Just for a Moment é o dueto romântico da temporada, e encontra Nini e Ricky no precipício da vulnerabilidade. De fato, as regravações dos clássicos do primeiro filme são blasé comparadas às músicas originais da série. I Think I Kinda, You Know, que é cantada toda hora com contextos diferentes, demonstra no couro o tipo de trama de High School Musical: The Musical: The Series, interessada em ressignificar para evoluir.
A adição de uma música para a Senhora Darbus, papel de Ashlyn na peça, entrega o melhor momento musical da série: a macia e avassaladora Wondering, na voz de Julia Lester. Com a promessa divina de adaptar os outros dois filmes, High School Musical: The Musical: The Series pode durar por anos e anos. E eu peço aos céus que dê mais tempo de tela para os quebradores de barreiras, destruidores de padrões e encharcados de carisma, Carlos (Frankie Rodriguez) e Seb (Joe Serafini), esse segundo aparecendo pouco, infelizmente, mas hipnotizante no papel de Sharpay.
As saídas fáceis na hora de desenvolver o possível romance dos meninos cansa bastante, mas, considerando questões de censura dentro do catálogo da Disney, a mera inserção de personagens gays (a série nunca fala sobre isso diretamente), com histórias que não envolvem se assumir ou sofrer homofobia, já é um avanço dos filmes.
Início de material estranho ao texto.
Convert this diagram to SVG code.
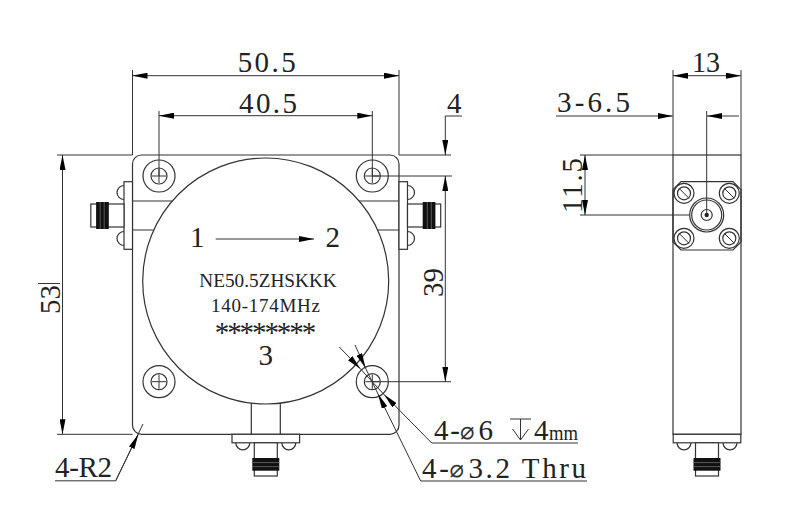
<svg xmlns="http://www.w3.org/2000/svg" width="800" height="532" viewBox="0 0 800 532">
<style>
.s{fill:none;stroke:#333;stroke-width:1.2}
.w{fill:#fff;stroke:#333;stroke-width:1.2}
.d{fill:none;stroke:#333;stroke-width:1}
.a{marker-end:url(#arr)}
.b{marker-start:url(#arr);marker-end:url(#arr)}
.t{font-family:"Liberation Serif",serif;fill:#222;font-size:29px}
.m{font-family:"Liberation Serif",serif;fill:#222;font-size:19px}
.y{font-family:"DejaVu Sans",sans-serif;fill:#333;font-size:24px}
</style>
<defs>
<marker id="arr" viewBox="0 0 15 6" refX="15" refY="3" markerWidth="15" markerHeight="6" markerUnits="userSpaceOnUse" orient="auto-start-reverse"><path d="M0 0L15 3L0 6z" fill="#000"/></marker>
<g id="sma">
<path class="s" d="M-30 8.5A7 7 0 0 0 -16 8.5M16 8.5A7 7 0 0 0 30 8.5"/>
<rect class="w" x="-33.8" y="0" width="67.6" height="8.5"/>
<rect class="w" x="-11.5" y="8.5" width="23" height="33.2"/>
<rect x="-13.5" y="23.7" width="27" height="12.7" fill="#111"/>
<path d="M-13.5 28.3H13.5M-13.5 32.3H13.5" stroke="#777" stroke-width=".7"/>
</g>
<g id="hole"><circle class="s" r="16"/><circle class="s" r="8"/><path class="d" d="M-7 0H7M0 -7V7"/></g>
<g id="screw"><circle class="s" r="10"/><circle class="s" r="6.5"/><path class="d" d="M-5 -5L5 5"/></g>
</defs>
<rect width="800" height="532" fill="#fff"/>
<g id="isolator-body">
<rect class="s" x="132.5" y="155" width="266.5" height="279.3" rx="9"/>
<path class="s" d="M132.5 201H172.3M132.5 230H153.7M399 201H359.1M399 230H377.7M251.3 403V434.3M280.3 403V434.3"/>
<circle class="s" cx="265.7" cy="281" r="123"/>
</g>
<g id="hole-tl"><use href="#hole" x="159" y="176"/></g>
<g id="hole-tr"><use href="#hole" x="372.3" y="176"/></g>
<g id="hole-bl"><use href="#hole" x="159" y="381.7"/></g>
<g id="hole-br"><use href="#hole" x="372.3" y="381.7"/></g>
<g id="port-left"><use href="#sma" transform="translate(132.5 215.5) rotate(90)"/></g>
<g id="port-right"><use href="#sma" transform="translate(399 215.5) rotate(-90)"/></g>
<g id="port-bottom"><use href="#sma" transform="translate(265.8 434.3)"/></g>
<g id="side-view">
<rect class="s" x="673" y="155" width="68" height="279.3"/>
<path class="s" d="M681 181.7H733L741 189.7V242L733 250H681L673 242V189.7z"/>
<use href="#screw" x="684" y="193.3"/><use href="#screw" x="729.3" y="193.3"/><use href="#screw" x="684" y="238.3"/><use href="#screw" x="729.3" y="238.3"/>
<circle class="s" cx="706.7" cy="215" r="17"/><circle class="s" cx="706.7" cy="215" r="15"/><circle class="s" cx="706.7" cy="215" r="5.5"/><circle cx="706.7" cy="215" r="2.2" fill="#222"/>
<use href="#sma" transform="translate(707 434.3)"/>
</g>
<g id="connectors">
<path class="d" d="M132.5 70V155M399 70V155M159 111V176M372.3 111V176M57 155H132.5M57 434.3H132.5M399 155H451M372.3 176H452M372.3 381.7H451M673 70V155M741 70V155M580 155H673M580 215H690M706.7 111V215M38 283.5H60M445.3 116H462M55 480.8H115.7L143 424M431.7 443H578M420.7 481H587"/>
<line class="d b" x1="132.5" y1="75.7" x2="399" y2="75.7"/>
<line class="d b" x1="159" y1="115.7" x2="372.3" y2="115.7"/>
<line class="d b" x1="62.5" y1="155" x2="62.5" y2="434.3"/>
<line class="d a" x1="445.3" y1="116" x2="445.3" y2="155"/>
<line class="d b" x1="445.3" y1="176" x2="445.3" y2="381.7"/>
<line class="d b" x1="673" y1="75.7" x2="741" y2="75.7"/>
<line class="d a" x1="556" y1="116" x2="672.7" y2="116"/>
<line class="d a" x1="739" y1="116" x2="707" y2="116"/>
<line class="d b" x1="585" y1="155" x2="585" y2="215"/>
<line class="d a" x1="215.7" y1="239" x2="314" y2="239"/>
<line class="d a" x1="115.7" y1="480.8" x2="138.3" y2="434.3"/>
<line class="d a" x1="339.3" y1="347" x2="360.5" y2="369"/>
<line class="d" x1="360.5" y1="369" x2="384" y2="394.5"/>
<line class="d a" x1="431.7" y1="443" x2="384" y2="394.5"/>
<line class="d a" x1="355" y1="345" x2="365.5" y2="368"/>
<line class="d" x1="365.5" y1="368" x2="378" y2="394"/>
<line class="d a" x1="420.7" y1="481" x2="378" y2="394"/>
<path class="d" d="M510 419H531M520.5 419V440M512.5 429L520.5 440L528.5 429"/>
</g>
<g id="labels">
<text class="t" x="237.7" y="72" textLength="58">50.5</text>
<text class="t" x="239" y="113.3" textLength="58">40.5</text>
<text class="t" x="447" y="112.7">4</text>
<text class="t" x="692" y="71.7" textLength="28" lengthAdjust="spacingAndGlyphs">13</text>
<text class="t" x="557" y="112" textLength="73">3-6.5</text>
<text class="t" transform="translate(60 314) rotate(-90)" textLength="29">53</text>
<text class="t" transform="translate(443 297) rotate(-90)" textLength="29">39</text>
<text class="t" transform="translate(582 213) rotate(-90)" textLength="55">11.5</text>
<text class="t" x="190" y="247.3">1</text>
<text class="t" x="325.5" y="247.3">2</text>
<text class="t" x="258.5" y="365">3</text>
<text class="m" x="199.3" y="286.7" textLength="137.4" lengthAdjust="spacingAndGlyphs">NE50.5ZHSKKK</text>
<text class="m" x="211" y="311.7" textLength="109">140-174MHz</text>
<text class="t" x="214.7" y="342" textLength="101.5">********</text>
<text class="t" x="55" y="477.3" textLength="57">4-R2</text>
<text class="t" x="434" y="440" textLength="26">4-</text>
<text class="y" x="460" y="439">⌀</text>
<text class="t" x="478.5" y="440">6</text>
<text class="t" x="534" y="440">4</text>
<text class="t" x="549" y="440" textLength="29" lengthAdjust="spacingAndGlyphs" style="font-size:22px">mm</text>
<text class="t" x="422" y="478" textLength="27">4-</text>
<text class="y" x="449.5" y="477">⌀</text>
<text class="t" x="468.5" y="478" textLength="117.5">3.2 Thru</text>
</g>
</svg>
Onde Ryan (Lucas Grabeel, que retorna numa pequena participação na série) foi escondido no armário por muitos anos
A sensação de assistir e vibrar com High School Musical: The Musical: The Series é a mesma de remexer em armários velhos e encontrar o álbum de figurinhas do primeiro filme, ou dar de cara com alguma revista da época que contava t-u-d-o sobre os romances de Zac Efron, Vanessa Hudgens e Ashley Tisdale. É um abraço no nosso eu do passado, aquele eu receoso de dançar ao som de We’re All In This Together, com medo de sofrer por isso. Os dez episódios acabam rápido demais, mas ainda dá tempo certinho de perguntar: “Qual é o time?”.